Minnesota Nursing magazine

What moves seniors to move?

Friendly, social comparison may be key
Barb Schlaefer
For older adults, an accidental fall can be a pivotal event causing lasting changes in mobility, independence, health and well-being.

Because the costs and consequences of falls among older adults are significant, new research on fall prevention has gained attention nationwide.

Not surprisingly, consistent physical activity to maintain strength and balance in the legs is key to preventing falls. Less clear, however, is the most effective way to inspire older adults to exercise regularly. A recent clinical trial led by Assistant Professor Siobhan McMahon, PhD, MPH, APRN, GNP-BC, explored this question, by comparing different approaches for encouraging increased physical activity.

The study’s 102 participants each received Fitbits, which track physical activity. They were assigned to one of four experimental groups. All groups were given the same instructions and practiced recommended physical activities. However, each group was given a different mix of behavior change strategies to encourage them to integrate these physical activities into their everyday lives.

“Our question was, ‘Which strategy, or combination of strategies, elicits increased physical activity, measured objectively using the Fitbits?” said McMahon.

The study results, about to be published in the Annals of Behavioral Medicine by Springer Publishing, suggest that those who participated in what McMahon’s team called the interpersonal strategy increased their physical activity more than others in the study, for up to six months after the intervention ended. This set of interpersonal strategies included small-group activities such as friendly social comparison. This approach required dialogue and exchange between peers — collaborative learning — about physical activity-related ideas and experiences to elicit individual change.

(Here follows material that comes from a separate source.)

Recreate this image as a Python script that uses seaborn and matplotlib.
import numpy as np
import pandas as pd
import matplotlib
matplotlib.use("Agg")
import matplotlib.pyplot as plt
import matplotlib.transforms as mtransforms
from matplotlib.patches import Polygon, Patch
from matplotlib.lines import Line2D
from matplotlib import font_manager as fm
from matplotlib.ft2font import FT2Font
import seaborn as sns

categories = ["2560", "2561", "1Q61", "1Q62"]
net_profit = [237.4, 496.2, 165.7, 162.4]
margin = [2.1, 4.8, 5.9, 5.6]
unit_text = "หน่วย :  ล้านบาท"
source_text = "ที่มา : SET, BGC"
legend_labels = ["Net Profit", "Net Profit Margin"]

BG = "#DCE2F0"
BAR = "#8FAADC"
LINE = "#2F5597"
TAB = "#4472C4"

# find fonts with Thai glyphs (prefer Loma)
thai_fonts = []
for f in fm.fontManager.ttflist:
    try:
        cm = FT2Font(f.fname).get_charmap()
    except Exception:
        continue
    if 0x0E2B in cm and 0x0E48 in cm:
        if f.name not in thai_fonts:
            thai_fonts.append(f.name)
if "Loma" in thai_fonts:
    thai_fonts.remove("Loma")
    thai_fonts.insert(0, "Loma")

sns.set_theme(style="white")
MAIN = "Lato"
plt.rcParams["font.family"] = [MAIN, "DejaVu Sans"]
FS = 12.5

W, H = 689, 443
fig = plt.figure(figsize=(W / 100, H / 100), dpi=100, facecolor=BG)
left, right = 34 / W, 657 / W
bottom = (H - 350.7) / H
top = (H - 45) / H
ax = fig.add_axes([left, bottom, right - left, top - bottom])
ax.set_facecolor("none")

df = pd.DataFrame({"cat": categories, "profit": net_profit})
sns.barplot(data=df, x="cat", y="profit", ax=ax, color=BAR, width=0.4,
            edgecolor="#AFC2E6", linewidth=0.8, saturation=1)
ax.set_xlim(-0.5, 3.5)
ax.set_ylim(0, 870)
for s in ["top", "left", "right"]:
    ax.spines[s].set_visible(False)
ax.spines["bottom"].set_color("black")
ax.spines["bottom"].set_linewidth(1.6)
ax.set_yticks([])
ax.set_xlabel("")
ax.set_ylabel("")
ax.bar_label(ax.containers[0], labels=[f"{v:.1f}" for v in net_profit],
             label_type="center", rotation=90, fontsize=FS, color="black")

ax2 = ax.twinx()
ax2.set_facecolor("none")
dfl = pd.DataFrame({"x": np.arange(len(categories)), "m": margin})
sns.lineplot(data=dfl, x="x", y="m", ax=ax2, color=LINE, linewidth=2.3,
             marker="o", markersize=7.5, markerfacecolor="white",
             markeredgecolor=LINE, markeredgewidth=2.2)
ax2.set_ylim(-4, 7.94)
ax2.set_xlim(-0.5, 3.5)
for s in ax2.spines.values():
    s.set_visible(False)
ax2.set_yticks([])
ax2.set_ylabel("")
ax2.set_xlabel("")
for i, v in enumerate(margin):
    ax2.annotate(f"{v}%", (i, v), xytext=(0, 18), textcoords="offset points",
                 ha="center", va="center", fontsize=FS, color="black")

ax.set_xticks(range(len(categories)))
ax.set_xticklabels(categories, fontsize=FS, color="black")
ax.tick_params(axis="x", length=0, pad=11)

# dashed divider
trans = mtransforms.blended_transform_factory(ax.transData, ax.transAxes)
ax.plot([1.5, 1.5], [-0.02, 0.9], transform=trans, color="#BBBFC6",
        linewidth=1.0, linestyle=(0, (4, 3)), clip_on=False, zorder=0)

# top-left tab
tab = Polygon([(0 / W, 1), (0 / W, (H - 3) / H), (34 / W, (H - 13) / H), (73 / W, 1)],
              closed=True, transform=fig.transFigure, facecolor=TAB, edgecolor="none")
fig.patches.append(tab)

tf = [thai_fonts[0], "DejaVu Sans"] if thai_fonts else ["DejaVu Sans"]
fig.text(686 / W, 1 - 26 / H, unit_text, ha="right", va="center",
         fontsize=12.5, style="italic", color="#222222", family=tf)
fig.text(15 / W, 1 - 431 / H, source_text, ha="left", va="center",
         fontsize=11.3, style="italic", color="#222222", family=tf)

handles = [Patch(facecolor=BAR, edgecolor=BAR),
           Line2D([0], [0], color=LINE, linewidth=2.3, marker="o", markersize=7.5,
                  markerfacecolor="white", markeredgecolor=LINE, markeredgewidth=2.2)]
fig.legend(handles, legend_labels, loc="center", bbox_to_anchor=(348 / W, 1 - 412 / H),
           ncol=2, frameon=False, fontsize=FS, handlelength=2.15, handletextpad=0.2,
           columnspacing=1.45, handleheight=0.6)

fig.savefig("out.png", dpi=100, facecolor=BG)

The other set of strategies was called intrapersonal because it involved more introspective activities such as receiving formal instruction, creating personal goals and plans and then discussing these in small groups. Although the intrapersonal strategies are traditional — used often in physical activity programs for younger adults — it was the interpersonal strategies in this study that elicited significant increases in participants’ physical activity.

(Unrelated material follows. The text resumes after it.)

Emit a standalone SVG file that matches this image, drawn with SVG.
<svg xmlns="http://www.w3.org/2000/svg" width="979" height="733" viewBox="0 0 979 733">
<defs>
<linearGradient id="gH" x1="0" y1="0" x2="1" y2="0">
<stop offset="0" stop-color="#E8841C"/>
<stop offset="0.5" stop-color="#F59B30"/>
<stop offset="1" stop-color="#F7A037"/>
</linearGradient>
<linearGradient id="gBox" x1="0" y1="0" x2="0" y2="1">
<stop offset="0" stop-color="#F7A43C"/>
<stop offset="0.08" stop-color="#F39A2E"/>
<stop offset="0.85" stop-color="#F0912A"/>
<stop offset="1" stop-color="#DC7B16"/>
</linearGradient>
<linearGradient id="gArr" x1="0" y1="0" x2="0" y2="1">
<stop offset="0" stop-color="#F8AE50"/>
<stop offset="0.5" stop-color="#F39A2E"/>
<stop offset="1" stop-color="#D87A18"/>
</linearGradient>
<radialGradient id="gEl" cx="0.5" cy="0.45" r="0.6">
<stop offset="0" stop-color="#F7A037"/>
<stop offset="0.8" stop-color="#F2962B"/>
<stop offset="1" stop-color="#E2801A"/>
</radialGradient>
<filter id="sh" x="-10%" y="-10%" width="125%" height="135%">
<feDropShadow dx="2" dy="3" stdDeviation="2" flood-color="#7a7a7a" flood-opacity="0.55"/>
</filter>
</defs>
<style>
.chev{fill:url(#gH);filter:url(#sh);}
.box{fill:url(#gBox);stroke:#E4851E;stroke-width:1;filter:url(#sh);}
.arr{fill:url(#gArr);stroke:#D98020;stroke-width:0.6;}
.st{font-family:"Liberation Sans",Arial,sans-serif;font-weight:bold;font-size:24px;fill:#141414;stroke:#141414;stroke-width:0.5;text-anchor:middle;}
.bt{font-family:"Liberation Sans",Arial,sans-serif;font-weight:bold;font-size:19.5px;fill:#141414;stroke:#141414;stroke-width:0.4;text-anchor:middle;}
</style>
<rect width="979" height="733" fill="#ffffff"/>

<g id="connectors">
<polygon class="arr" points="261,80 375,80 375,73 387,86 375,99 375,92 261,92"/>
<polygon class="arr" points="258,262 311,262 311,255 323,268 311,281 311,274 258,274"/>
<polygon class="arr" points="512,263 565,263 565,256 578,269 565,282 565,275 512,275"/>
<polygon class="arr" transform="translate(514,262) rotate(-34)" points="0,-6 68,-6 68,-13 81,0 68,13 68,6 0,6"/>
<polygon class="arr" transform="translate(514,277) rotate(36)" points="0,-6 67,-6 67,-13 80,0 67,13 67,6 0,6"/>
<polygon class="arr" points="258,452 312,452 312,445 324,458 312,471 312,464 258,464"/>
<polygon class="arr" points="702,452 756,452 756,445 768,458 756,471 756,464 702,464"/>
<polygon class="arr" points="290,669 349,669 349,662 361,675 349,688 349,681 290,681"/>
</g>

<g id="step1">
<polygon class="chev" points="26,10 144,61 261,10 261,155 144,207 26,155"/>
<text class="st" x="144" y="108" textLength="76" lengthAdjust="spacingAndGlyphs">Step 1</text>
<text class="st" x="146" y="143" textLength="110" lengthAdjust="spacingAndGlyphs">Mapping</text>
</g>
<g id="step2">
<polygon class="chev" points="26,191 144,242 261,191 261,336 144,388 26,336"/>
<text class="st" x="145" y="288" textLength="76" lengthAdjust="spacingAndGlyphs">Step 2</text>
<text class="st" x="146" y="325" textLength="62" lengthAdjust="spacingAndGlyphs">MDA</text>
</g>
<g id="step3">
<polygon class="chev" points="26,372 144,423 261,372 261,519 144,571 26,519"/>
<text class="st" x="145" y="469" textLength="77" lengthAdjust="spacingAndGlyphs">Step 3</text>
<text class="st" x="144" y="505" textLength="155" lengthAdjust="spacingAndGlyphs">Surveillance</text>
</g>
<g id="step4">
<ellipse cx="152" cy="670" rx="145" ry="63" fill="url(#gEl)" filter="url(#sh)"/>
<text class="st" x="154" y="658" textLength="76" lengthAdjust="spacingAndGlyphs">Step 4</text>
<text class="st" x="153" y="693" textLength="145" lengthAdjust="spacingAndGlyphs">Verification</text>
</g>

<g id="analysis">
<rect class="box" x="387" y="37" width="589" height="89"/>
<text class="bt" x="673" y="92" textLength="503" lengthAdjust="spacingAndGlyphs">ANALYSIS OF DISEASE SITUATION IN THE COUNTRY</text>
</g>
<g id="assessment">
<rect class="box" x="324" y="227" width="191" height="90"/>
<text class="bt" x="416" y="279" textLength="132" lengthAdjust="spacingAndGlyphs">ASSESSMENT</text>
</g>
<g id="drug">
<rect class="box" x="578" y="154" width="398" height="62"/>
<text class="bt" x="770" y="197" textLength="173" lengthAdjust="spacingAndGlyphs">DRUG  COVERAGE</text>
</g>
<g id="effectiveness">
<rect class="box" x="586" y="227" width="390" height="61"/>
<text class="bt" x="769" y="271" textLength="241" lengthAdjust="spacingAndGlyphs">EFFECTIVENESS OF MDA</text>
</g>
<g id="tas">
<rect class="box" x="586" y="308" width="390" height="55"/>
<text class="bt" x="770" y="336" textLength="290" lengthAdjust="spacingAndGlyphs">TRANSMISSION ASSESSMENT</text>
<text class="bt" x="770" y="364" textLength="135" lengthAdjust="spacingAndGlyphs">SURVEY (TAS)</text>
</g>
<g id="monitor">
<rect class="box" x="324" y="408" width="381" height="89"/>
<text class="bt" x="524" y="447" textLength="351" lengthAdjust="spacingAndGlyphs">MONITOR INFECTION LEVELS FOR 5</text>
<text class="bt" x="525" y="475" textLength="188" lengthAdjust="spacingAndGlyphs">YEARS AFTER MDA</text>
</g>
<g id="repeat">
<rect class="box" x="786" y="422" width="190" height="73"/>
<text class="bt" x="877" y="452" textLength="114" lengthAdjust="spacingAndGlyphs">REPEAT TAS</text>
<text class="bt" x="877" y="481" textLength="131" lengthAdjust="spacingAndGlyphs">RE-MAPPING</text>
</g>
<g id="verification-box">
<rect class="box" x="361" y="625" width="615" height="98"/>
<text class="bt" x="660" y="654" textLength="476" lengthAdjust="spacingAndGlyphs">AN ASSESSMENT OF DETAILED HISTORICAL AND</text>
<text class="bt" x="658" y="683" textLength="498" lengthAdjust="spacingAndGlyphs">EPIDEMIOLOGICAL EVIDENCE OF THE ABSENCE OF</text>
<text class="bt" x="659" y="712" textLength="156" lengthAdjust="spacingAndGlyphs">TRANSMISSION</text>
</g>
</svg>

McMahon says she was initially surprised by the findings, but should not have been. “When we look at lifespan developmental theory and the preferences of older adults, our findings make sense,” she said. “Older adults tend to value social connections that are emotionally satisfying. It may be that the exchange of knowledge and expertise among peers about physical activity motivated participants to engage more in physical activity in their everyday lives.”

While interpersonal strategies may be an innovative way to encourage older adults to move more, further research is needed before translating these strategies into practice. McMahon’s next study will attempt to reproduce these findings with a larger clinical trial and investigate intervention effects on falls and quality of life. Results could inform practice for falls prevention.

This KL2 study was funded by grants from the University of Minnesota Center for Translational Science Institute and a Grant in Aid.